━━━━━ Stored data

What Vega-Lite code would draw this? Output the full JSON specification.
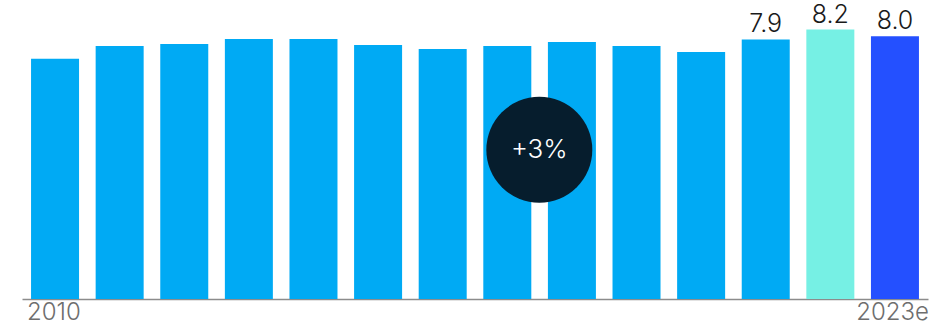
{
  "$schema": "https://vega.github.io/schema/vega-lite/v6.json",
  "width": 906,
  "height": 299,
  "autosize": {"type": "none"},
  "padding": {"left": 22, "top": 0, "right": 22, "bottom": 28},
  "background": "white",
  "config": {"view": {"stroke": null}, "font": "Inter"},
  "datasets": {
    "bars": [
      {"year": "2010", "value": 7.31, "kind": "actual"},
      {"year": "2011", "value": 7.70, "kind": "actual"},
      {"year": "2012", "value": 7.76, "kind": "actual"},
      {"year": "2013", "value": 7.91, "kind": "actual"},
      {"year": "2014", "value": 7.91, "kind": "actual"},
      {"year": "2015", "value": 7.73, "kind": "actual"},
      {"year": "2016", "value": 7.61, "kind": "actual"},
      {"year": "2017", "value": 7.70, "kind": "actual"},
      {"year": "2018", "value": 7.82, "kind": "actual"},
      {"year": "2019", "value": 7.70, "kind": "actual"},
      {"year": "2020", "value": 7.52, "kind": "actual"},
      {"year": "2021", "value": 7.9, "kind": "actual"},
      {"year": "2022", "value": 8.2, "kind": "prior"},
      {"year": "2023e", "value": 8.0, "kind": "estimate"}
    ],
    "badge": [
      {"year": "2017", "value": 4.54, "text": "+3%"}
    ]
  },
  "layer": [
    {
      "data": {"name": "bars"},
      "mark": {"type": "bar"},
      "encoding": {
        "x": {
          "field": "year", "type": "nominal", "sort": null,
          "scale": {"paddingInner": 0.257, "paddingOuter": 0.14},
          "axis": {
            "title": null,
            "ticks": false,
            "domainColor": "#8c8c8c",
            "domainWidth": 1.3,
            "labelAngle": 0,
            "labelFontSize": 24,
            "labelFontWeight": 300,
            "labelColor": "#6e6e6e",
            "labelFont": "Inter",
            "labelPadding": 1,
            "labelOverlap": false,
            "labelExpr": "datum.value == '2010' || datum.value == '2023e' ? datum.value : ''",
            "labelAlign": {"condition": {"test": "datum.value == '2010'", "value": "left"}, "value": "right"},
            "labelOffset": {"condition": {"test": "datum.value == '2010'", "value": -28}, "value": 34}
          }
        },
        "y": {
          "field": "value", "type": "quantitative",
          "scale": {"domain": [0, 9.1], "nice": false},
          "axis": null
        },
        "color": {
          "field": "kind", "type": "nominal",
          "scale": {"domain": ["actual", "prior", "estimate"], "range": ["#00aaf4", "#76f0e4", "#2450ff"]},
          "legend": null
        }
      }
    },
    {
      "data": {"name": "bars"},
      "transform": [{"filter": {"field": "year", "oneOf": ["2021", "2022", "2023e"]}}],
      "mark": {"type": "text", "baseline": "alphabetic", "dy": -7, "fontSize": 25, "fontWeight": 300, "color": "#1a1a1a", "font": "Inter"},
      "encoding": {
        "x": {"field": "year", "type": "nominal", "sort": null},
        "y": {"field": "value", "type": "quantitative"},
        "text": {"field": "value", "type": "quantitative", "format": ".1f"}
      }
    },
    {
      "data": {"name": "badge"},
      "mark": {"type": "point", "shape": "circle", "filled": true, "size": 11236, "color": "#061d2d", "opacity": 1},
      "encoding": {
        "x": {"field": "year", "type": "nominal", "bandPosition": 1.167},
        "y": {"field": "value", "type": "quantitative"}
      }
    },
    {
      "data": {"name": "badge"},
      "mark": {"type": "text", "fontSize": 26, "fontWeight": 300, "color": "white", "font": "Inter", "baseline": "middle", "align": "center"},
      "encoding": {
        "x": {"field": "year", "type": "nominal", "bandPosition": 1.167},
        "y": {"field": "value", "type": "quantitative"},
        "text": {"field": "text", "type": "nominal"}
      }
    }
  ]
}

━━━━━━━━━━

Exercise instructions:
Quote the preceding listing precisely and completely, omitting its images.

Answer to the exercise:
What Vega-Lite code would draw this? Output the full JSON specification.
{
  "$schema": "https://vega.github.io/schema/vega-lite/v6.json",
  "width": 906,
  "height": 299,
  "autosize": {"type": "none"},
  "padding": {"left": 22, "top": 0, "right": 22, "bottom": 28},
  "background": "white",
  "config": {"view": {"stroke": null}, "font": "Inter"},
  "datasets": {
    "bars": [
      {"year": "2010", "value": 7.31, "kind": "actual"},
      {"year": "2011", "value": 7.70, "kind": "actual"},
      {"year": "2012", "value": 7.76, "kind": "actual"},
      {"year": "2013", "value": 7.91, "kind": "actual"},
      {"year": "2014", "value": 7.91, "kind": "actual"},
      {"year": "2015", "value": 7.73, "kind": "actual"},
      {"year": "2016", "value": 7.61, "kind": "actual"},
      {"year": "2017", "value": 7.70, "kind": "actual"},
      {"year": "2018", "value": 7.82, "kind": "actual"},
      {"year": "2019", "value": 7.70, "kind": "actual"},
      {"year": "2020", "value": 7.52, "kind": "actual"},
      {"year": "2021", "value": 7.9, "kind": "actual"},
      {"year": "2022", "value": 8.2, "kind": "prior"},
      {"year": "2023e", "value": 8.0, "kind": "estimate"}
    ],
    "badge": [
      {"year": "2017", "value": 4.54, "text": "+3%"}
    ]
  },
  "layer": [
    {
      "data": {"name": "bars"},
      "mark": {"type": "bar"},
      "encoding": {
        "x": {
          "field": "year", "type": "nominal", "sort": null,
          "scale": {"paddingInner": 0.257, "paddingOuter": 0.14},
          "axis": {
            "title": null,
            "ticks": false,
            "domainColor": "#8c8c8c",
            "domainWidth": 1.3,
            "labelAngle": 0,
            "labelFontSize": 24,
            "labelFontWeight": 300,
            "labelColor": "#6e6e6e",
            "labelFont": "Inter",
            "labelPadding": 1,
            "labelOverlap": false,
            "labelExpr": "datum.value == '2010' || datum.value == '2023e' ? datum.value : ''",
            "labelAlign": {"condition": {"test": "datum.value == '2010'", "value": "left"}, "value": "right"},
            "labelOffset": {"condition": {"test": "datum.value == '2010'", "value": -28}, "value": 34}
          }
        },
        "y": {
          "field": "value", "type": "quantitative",
          "scale": {"domain": [0, 9.1], "nice": false},
          "axis": null
        },
        "color": {
          "field": "kind", "type": "nominal",
          "scale": {"domain": ["actual", "prior", "estimate"], "range": ["#00aaf4", "#76f0e4", "#2450ff"]},
          "legend": null
        }
      }
    },
    {
      "data": {"name": "bars"},
      "transform": [{"filter": {"field": "year", "oneOf": ["2021", "2022", "2023e"]}}],
      "mark": {"type": "text", "baseline": "alphabetic", "dy": -7, "fontSize": 25, "fontWeight": 300, "color": "#1a1a1a", "font": "Inter"},
      "encoding": {
        "x": {"field": "year", "type": "nominal", "sort": null},
        "y": {"field": "value", "type": "quantitative"},
        "text": {"field": "value", "type": "quantitative", "format": ".1f"}
      }
    },
    {
      "data": {"name": "badge"},
      "mark": {"type": "point", "shape": "circle", "filled": true, "size": 11236, "color": "#061d2d", "opacity": 1},
      "encoding": {
        "x": {"field": "year", "type": "nominal", "bandPosition": 1.167},
        "y": {"field": "value", "type": "quantitative"}
      }
    },
    {
      "data": {"name": "badge"},
      "mark": {"type": "text", "fontSize": 26, "fontWeight": 300, "color": "white", "font": "Inter", "baseline": "middle", "align": "center"},
      "encoding": {
        "x": {"field": "year", "type": "nominal", "bandPosition": 1.167},
        "y": {"field": "value", "type": "quantitative"},
        "text": {"field": "text", "type": "nominal"}
      }
    }
  ]
}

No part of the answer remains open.